I found myself only watching the videos while I am usually more attracted to text than video. So I question the effectiveness of it. Maybe others noticed the same behaviour?


It's very nicely made. I love how instead of hijacking scroll, it “plays with” the scroll, turning the videos off and on.


Only the first video played for me on Linux/Firefox nightly, and Readability choked on it.


Videos not auto-playing but can be started OK. The fibre optic graphic not working. Other content apparently accessible.

gNewSense 3.0 / Iceweasel 3.5.16

Text can be captured using

    w3m http://www.theguardian.com/world/interactive/2013/nov/01/snowden-nsa-files-surveillance-revelations-decoded > nsa.txt
for those having problems with readability


Worked fine for me (Firefox 25 on Linux).


Worked perfectly for me. Chrome


Weird, others here report that it played fine. Both Chrome and Nightly failed to play it for me. Perhaps a bandwidth issue for me.


Worked pretty great, Safari 7 on Mavericks.


Worked fine here. Firefox 17 + CentOS 6


This reminds me of newspapers in Harry Potter.

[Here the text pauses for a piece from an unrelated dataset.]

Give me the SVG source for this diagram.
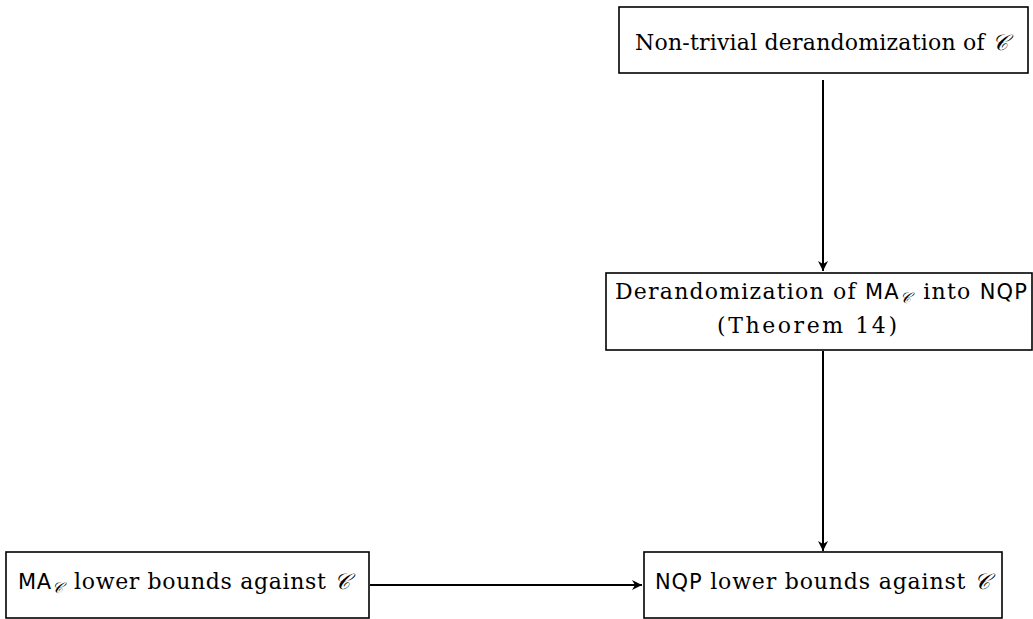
<svg xmlns="http://www.w3.org/2000/svg" width="1033" height="619" viewBox="0 0 1033 619">
<style>
.box{fill:#fff;stroke:#000;stroke-width:1.6}
.t{font-family:"DejaVu Serif","Liberation Serif",serif;font-size:22px;fill:#000;white-space:pre}
.sf{font-family:"DejaVu Sans","Liberation Sans",sans-serif;font-size:21px}
.scr{font-family:"DejaVu Serif","Noto Sans",serif;font-style:italic}
.sub{font-size:15px}
.edge{stroke:#000;stroke-width:2;fill:none}
</style>
<defs>
<marker id="ah" markerWidth="12" markerHeight="12" refX="10" refY="6" orient="auto" markerUnits="userSpaceOnUse">
<path d="M0,1 L10,6 L0,11 L3,6 Z" fill="#000"/>
</marker>
</defs>
<g id="connectors">
<line class="edge" x1="823" y1="80" x2="823" y2="271" marker-end="url(#ah)"/>
<line class="edge" x1="823" y1="351" x2="823" y2="551" marker-end="url(#ah)"/>
<line class="edge" x1="370" y1="585" x2="642" y2="585" marker-end="url(#ah)"/>
</g>
<g id="n1">
<rect class="box" x="619" y="7" width="409" height="66"/>
<text class="t" x="635" y="50" textLength="373" lengthAdjust="spacing">Non-trivial derandomization of <tspan class="scr">𝒞</tspan></text>
</g>
<g id="n2">
<rect class="box" x="606" y="273" width="426" height="77"/>
<text class="t" x="615" y="299" textLength="412" lengthAdjust="spacing">Derandomization of <tspan class="sf">MA</tspan><tspan class="scr sub" dy="4">𝒞</tspan><tspan dy="-4" dx="3"> into </tspan><tspan class="sf">NQP</tspan></text>
<text class="t" x="717" y="333" textLength="180" lengthAdjust="spacing">(Theorem 14)</text>
</g>
<g id="n3">
<rect class="box" x="6" y="552" width="363" height="66"/>
<text class="t" x="18" y="589" textLength="332" lengthAdjust="spacing"><tspan class="sf">MA</tspan><tspan class="scr sub" dy="4">𝒞</tspan><tspan dy="-4" dx="3"> lower bounds against </tspan><tspan class="scr">𝒞</tspan></text>
</g>
<g id="n4">
<rect class="box" x="644" y="552" width="358" height="66"/>
<text class="t" x="655" y="589" textLength="335" lengthAdjust="spacing"><tspan class="sf">NQP</tspan> lower bounds against <tspan class="scr">𝒞</tspan></text>
</g>
</svg>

Why are so many people persuaded by arguments of the form, "It doesn't matter what the government knows if you have nothing to hide?"

I'm not questioning why the NSA uses this argument -- clearly, they use it because it works -- people are persuaded by it. What I'm asking is, why does it work?


Just World fallacy: the belief that things happen for a reason, that bad things happen to those who deserve it, and that the world is ultimately fair.

That is, they prefer to believe the government is a superhuman entity that has everyone's best interests at heart, rather than facing the reality that it's made up of fallible, selfish humans who are only interested in covering their own asses.


The only thing I am disappointed is no subtitles/transcripts for the videos. Unless I overlooked it?


I concur. Accessibility takes a backseat yet again.


Not sure if I have seen such an elaborated article about a subject ever. Remarkable.


I really don't want to distract people from the matter at hand: NSA's massive spying dragnet.

With that said, you haven't seen the Snow Fall article by the NYTimes? [1]

[1]: http://www.nytimes.com/projects/2012/snow-fall/#/?part=tunne...


Excellent! I'm excited about mixed media articles getting better and better!

One small tweak I would make is to have the video start playing not when it's in the middle but closer to the top of the page.

Reason is, I find myself distracted by listening to the guys speak before I finish reading the text.


In that case you will enjoy the blog of Adam Curtis:

http://www.bbc.co.uk/blogs/adamcurtis/

He uses archive footage in his exceptionally well written articles to make a hybrid documentary that is not plodding (like how TV is if you actually count the words per minute) and not devoid of moving pictures (every picture tells a thousand whatever).

I wish more news and current affairs was presented in this mixed-medium way.


The problem I have is that on my smallish (13"? Not too small) monitor, the top and bottom of the video are always very close to the top and bottom of the viewport. On a 24" monitor it would be better, but I found watching the videos to feel very claustrophobic.


> 13"? Not too small

It's 2013, and size matters. Thirteen inches, for an article like this one, is too small.


Can someone explain why, if I change the slider to indicate that I have only one friend, the number of "friends of friends" is 163? Is my only friend really so popular?


Because they say that each person has 190 friends on average based on a Facebook data survey linked just below that vis.


Really liked the TOR visualization.


And the PGP one too, I think it is the clearest explanation I've seen of public key encription.